Unified model for microscopic and mesoscopic wave-induced fluid flow in a fluid-saturated porous periodically layered medium

The interlayer mesoscopic wave-induced fluid flow and the squirt flow are two important mechanisms for seismic attenuation and dispersion in the fluid-saturated porous layered rock. Although numerous studies have been conducted on these two mechanisms, their combined effects (especially the resulting frequency-dependent anisotropy features) have not been sufficiently investigated. Hence, we propose a concise and rigorous theoretical model to quantify the combined effects of these two mechanisms. We first quantify the squirt flow effects through a wet rock frame for each layer that has frequency-dependent and complex-valued elastic properties. Then, we apply Biot's quasi-static poroelasticity theory to derive the analytical solutions for the effective stiffness coefficients of the periodically layered rock. Using the derived rock stiffness coefficients, we calculate the seismic attenuation and dispersion, as well as the frequency-dependent anisotropy.

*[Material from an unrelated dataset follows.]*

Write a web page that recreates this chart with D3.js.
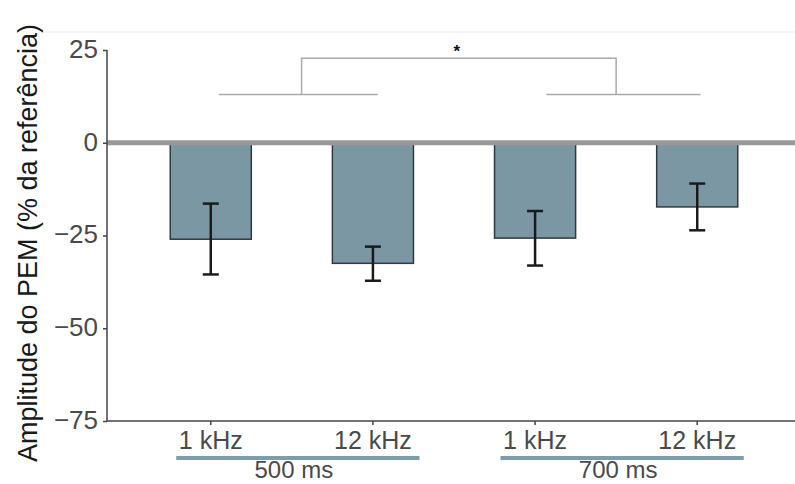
<!DOCTYPE html>
<html>
<head>
<meta charset="utf-8">
<script src="https://cdn.jsdelivr.net/npm/d3@7"></script>
<style>
  html, body { margin: 0; padding: 0; background: #fff; }
  svg { display: block; font-family: "Liberation Sans", Arial, Helvetica, sans-serif; }
</style>
</head>
<body>
<svg id="chart" width="795" height="484"></svg>
<script>
// ---- data ----
const categories = ["500-1k", "500-12k", "700-1k", "700-12k"];
const tickLabels = ["1 kHz", "12 kHz", "1 kHz", "12 kHz"];
const means = [-26, -32.5, -25.7, -17.3];
const errLow = [-35.5, -37.2, -33.1, -23.6];
const errHigh = [-16.4, -28, -18.4, -11];
const yTicks = [25, 0, -25, -50, -75];
const groups = ["500 ms", "700 ms"];
const groupMembers = [[0, 1], [2, 3]];
// significance bracket (category-index units, y in data units)
const bracketLowLeft = [0.05, 1.03];
const bracketLowRight = [2.07, 3.02];
const bracketTop = [0.56, 2.5];
const bracketLevels = [13, 22.8];
const sigLabel = "*";

// ---- layout ----
const svg = d3.select("#chart");
const x0 = 107, x1 = 801;
const yTop = 50, yBot = 421;

const x = d3.scaleBand().domain(categories).range([x0, x1])
  .paddingInner(0.5).paddingOuter(0.39);
const bw = x.bandwidth();
const cx = i => x(categories[i]) + bw / 2;
const xi = d3.scaleLinear().domain([0, 1]).range([cx(0), cx(1)]);
const y = d3.scaleLinear().domain([-75, 25]).range([yBot, yTop]);

// faint top border
svg.append("line").attr("x1", 45).attr("x2", 795).attr("y1", 32).attr("y2", 32)
  .attr("stroke", "#ececec").attr("stroke-width", 1);

// bars
svg.append("g").selectAll("rect").data(means).join("rect")
  .attr("x", (d, i) => x(categories[i]))
  .attr("width", bw)
  .attr("y", y(0))
  .attr("height", d => y(d) - y(0))
  .attr("fill", "#7b97a3")
  .attr("stroke", "#2f3a3e")
  .attr("stroke-width", 1.5);

// zero line
svg.append("line").attr("x1", x0).attr("x2", 795).attr("y1", y(0)).attr("y2", y(0))
  .attr("stroke", "#999").attr("stroke-width", 5);

// error bars
const eb = svg.append("g").attr("stroke", "#1a1a1a").attr("stroke-width", 2.5).attr("fill", "none");
means.forEach((m, i) => {
  const c = cx(i);
  eb.append("line").attr("x1", c).attr("x2", c).attr("y1", y(errLow[i])).attr("y2", y(errHigh[i]));
  eb.append("line").attr("x1", c - 8).attr("x2", c + 8).attr("y1", y(errLow[i])).attr("y2", y(errLow[i]));
  eb.append("line").attr("x1", c - 8).attr("x2", c + 8).attr("y1", y(errHigh[i])).attr("y2", y(errHigh[i]));
});

// y axis
const yAxis = d3.axisLeft(y).tickValues(yTicks).tickSize(4).tickPadding(5)
  .tickFormat(d => d < 0 ? "\u2212" + Math.abs(d) : String(d));
const gy = svg.append("g").attr("transform", `translate(${x0},0)`).call(yAxis);
gy.select(".domain").remove();
gy.append("line").attr("x1", 0).attr("x2", 0).attr("y1", yTop).attr("y2", yBot)
  .attr("stroke", "#444").attr("stroke-width", 1.5);
gy.selectAll(".tick line").attr("stroke", "#444").attr("stroke-width", 1.5);
gy.selectAll(".tick text").attr("fill", "#4a4a4a").style("font-size", "26px")
  .attr("dy", "0.28em")
  .attr("font-family", "Liberation Sans, Arial, sans-serif");

// x axis
const xAxis = d3.axisBottom(x).tickSize(4).tickPadding(6).tickFormat((d, i) => tickLabels[i]);
const gx = svg.append("g").attr("transform", `translate(0,${yBot})`).call(xAxis);
gx.select(".domain").remove();
gx.append("line").attr("x1", x0).attr("x2", 795).attr("y1", 0).attr("y2", 0)
  .attr("stroke", "#444").attr("stroke-width", 1.5);
gx.selectAll(".tick line").attr("stroke", "#444").attr("stroke-width", 1.5);
gx.selectAll(".tick text").attr("fill", "#4a4a4a").style("font-size", "25px")
  .attr("font-family", "Liberation Sans, Arial, sans-serif");

// group underlines + labels
groups.forEach((g, k) => {
  const [a, b] = groupMembers[k];
  const left = x(categories[a]) + 6;
  const right = x(categories[b]) + bw + 6;
  svg.append("line").attr("x1", left).attr("x2", right).attr("y1", 458).attr("y2", 458)
    .attr("stroke", "#7d9dac").attr("stroke-width", 4);
  svg.append("text").attr("x", (left + right) / 2 - 4).attr("y", 478)
    .attr("text-anchor", "middle").attr("fill", "#4a4a4a").style("font-size", "24px")
    .text(g);
});

// significance bracket
const br = svg.append("g").attr("stroke", "#aaa").attr("stroke-width", 1.5).attr("fill", "none");
const lo = y(bracketLevels[0]), hi = y(bracketLevels[1]);
br.append("line").attr("x1", xi(bracketLowLeft[0])).attr("x2", xi(bracketLowLeft[1])).attr("y1", lo).attr("y2", lo);
br.append("line").attr("x1", xi(bracketLowRight[0])).attr("x2", xi(bracketLowRight[1])).attr("y1", lo).attr("y2", lo);
br.append("path").attr("d",
  `M${xi(bracketTop[0])},${lo}V${hi}H${xi(bracketTop[1])}V${lo}`);
svg.append("text").attr("x", (xi(bracketTop[0]) + xi(bracketTop[1])) / 2 - 2).attr("y", hi - 1)
  .attr("text-anchor", "middle").attr("fill", "#111").style("font-size", "17px")
  .style("font-weight", "bold").text(sigLabel);

// y title
svg.append("text")
  .attr("transform", `translate(37,${243}) rotate(-90)`)
  .attr("text-anchor", "middle").attr("fill", "#1a1a1a").style("font-size", "27px")
  .text("Amplitude do PEM (% da referência)");
</script>
</body>
</html>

Two cases are studied, one with alternating water- and gas-saturated layers (constant rock frame properties) and the other with periodically distributed fracture layers (constant saturating fluid properties). The P-waves in these two cases are both influenced by the mesoscopic interlayer wave-induced fluid flow and the squirt flow. However, the SV-wave is solely affected by the squirt flow in the first case and primarily influenced by the mesoscopic interlayer wave-induced fluid flow in the second case, respectively. The wave velocity and attenuation in the first case are isotropic, whereas those in the second case exhibit frequency-dependent anisotropy (induced by the mesoscopic interlayer wave-induced fluid flow). To validate our model, we compare our model to the measured extensional attenuation in a partially saturated sandstone sample under different effective pressures. The joint effects of the mesoscopic interlayer wave-induced fluid flow and the squirt flow observed in the experiments are well predicted by our model. Our model has potential applications in the seismic characterization of reservoirs composed of layered rocks, such as shale reservoirs.